While many beloved series focus on the trials and triumph of a character or ensemble, Masaaki Yuasa (Devilman Crybaby, The Night is Short, Walk on Girl) dives deep into the psyche of an athlete, and illustrates the good and the bad that comes with it.
Adapted from a manga by Taiyō Matsumoto, Ping Pong follows the story of Katese High first years, Tsukimoto Makoto (Smile) and Yutaka Hoshino (Peco). While Smile has never been at the top of his game, his new training regimen takes him from amateur to almost unbeatable. Peco, on the other hand, is a true ping pong prodigy, though his vanity sometimes gets in the way of his success.
Instead of focusing on multiple teams as characters themselves, Ping Pong explores a handful of individual experiences. Throughout the course of the show, these characters grow, explore their emotions and find success in their determination.
Viewers come to know and understand Smile and Peco, but also Ryuichi Kazama (Dragon), a power player, Manabu Sakuma (Demon), an overcompensating childhood rival of Peco’s, and Wenge Kong (China), an exchange student seeking former glory.
Through these characters, Ping Pong challenges stereotypical character tropes. Imagine a sports anime that shines a light on “power schools” and humanizes them, while also playing to the underdog story common in the genre.
In Ping Pong, protagonists like Smile and Peco and antagonists like Demon and Dragon are given equal footing. They are shown to be incredibly hardworking and are packed with talent. Much like a ping pong table itself, there’s symmetry.
Montages show off the incredible animation of the series and illustrate just how long and arduous practices can be for those that want to be the best. For these players, ping pong is their livelihood, their escape or their ticket to a better future.
Through the game of ping pong, we’re shown the drive and power of Dragon, the fortitude of Demon and a path to redemption with China. But because the show goes to great lengths to show the mutual respect of the sport among the show’s “heroes” and “villains,” the concept of “good vs. bad” becomes warped.
As with any extra-curricular, school and family life can get in the way. But for some of these players, family is a priority. Characters are shown mentioning working for their family business or leaving because they have to attend cram school. Family and inter-personal relationships are important, but the series shows just how complicated balancing all of it can be.

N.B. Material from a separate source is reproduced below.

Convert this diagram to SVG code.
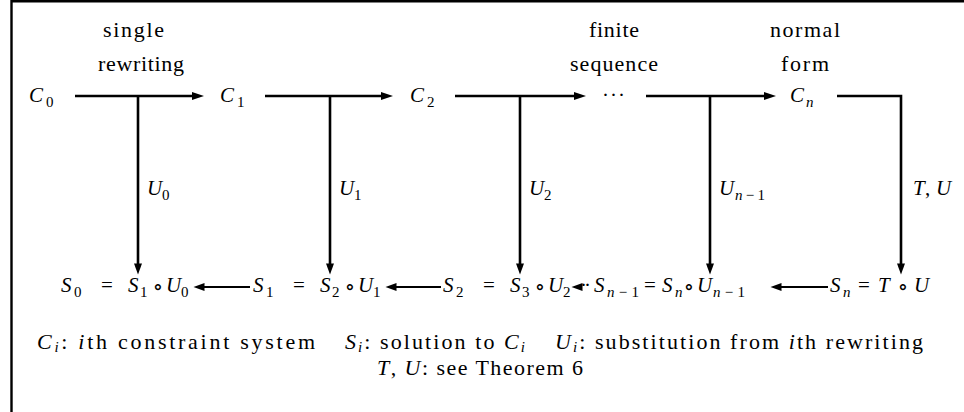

Sports television and film often isolates characters to just their teams and coaches, and though most of these characters have families they mention, they are rarely shown, playing favor to the sport. This often causes tension if family does get involved and causes rifts between characters and their support systems.
In Ping Pong, Kong’s mom flies all the way from China to visit her son for Christmas. During her time there, her son’s entire team welcomes her and helps make dinner. Later, the team sings karaoke and his mother realizes China truly has a home in Japan. It’s an emotional arc that doesn’t ask the character to choose between his home or his love of the sport. He gets both.
Though, this isn’t always the case. While China grows closer to his team, Dragon loses sight of his loved ones. His girlfriend, Yurie, gets stood up by him on Christmas. Where is Dragon? He’s working out.
The depiction here is realistic, and not played just for drama. It shows that sacrifices, good and bad, are made for the sport because these characters live for it. This isn’t seen as Dragon being a terrible companion, but a complicated “villain.”
We later learn that he’s dealt with trauma from a young age and he’s berated to not cry, as it is “not masculine.” He deals with anxiety, but doesn’t want to seem weak, so he internalizes it.
It’s this humanization that truly elevates Ping Pong the Animation in the sports genre. Through realistic characters, artistic action and a character dynamic that challenges the status quo, the series shines.
It’s a lot more than “I want to be the best.”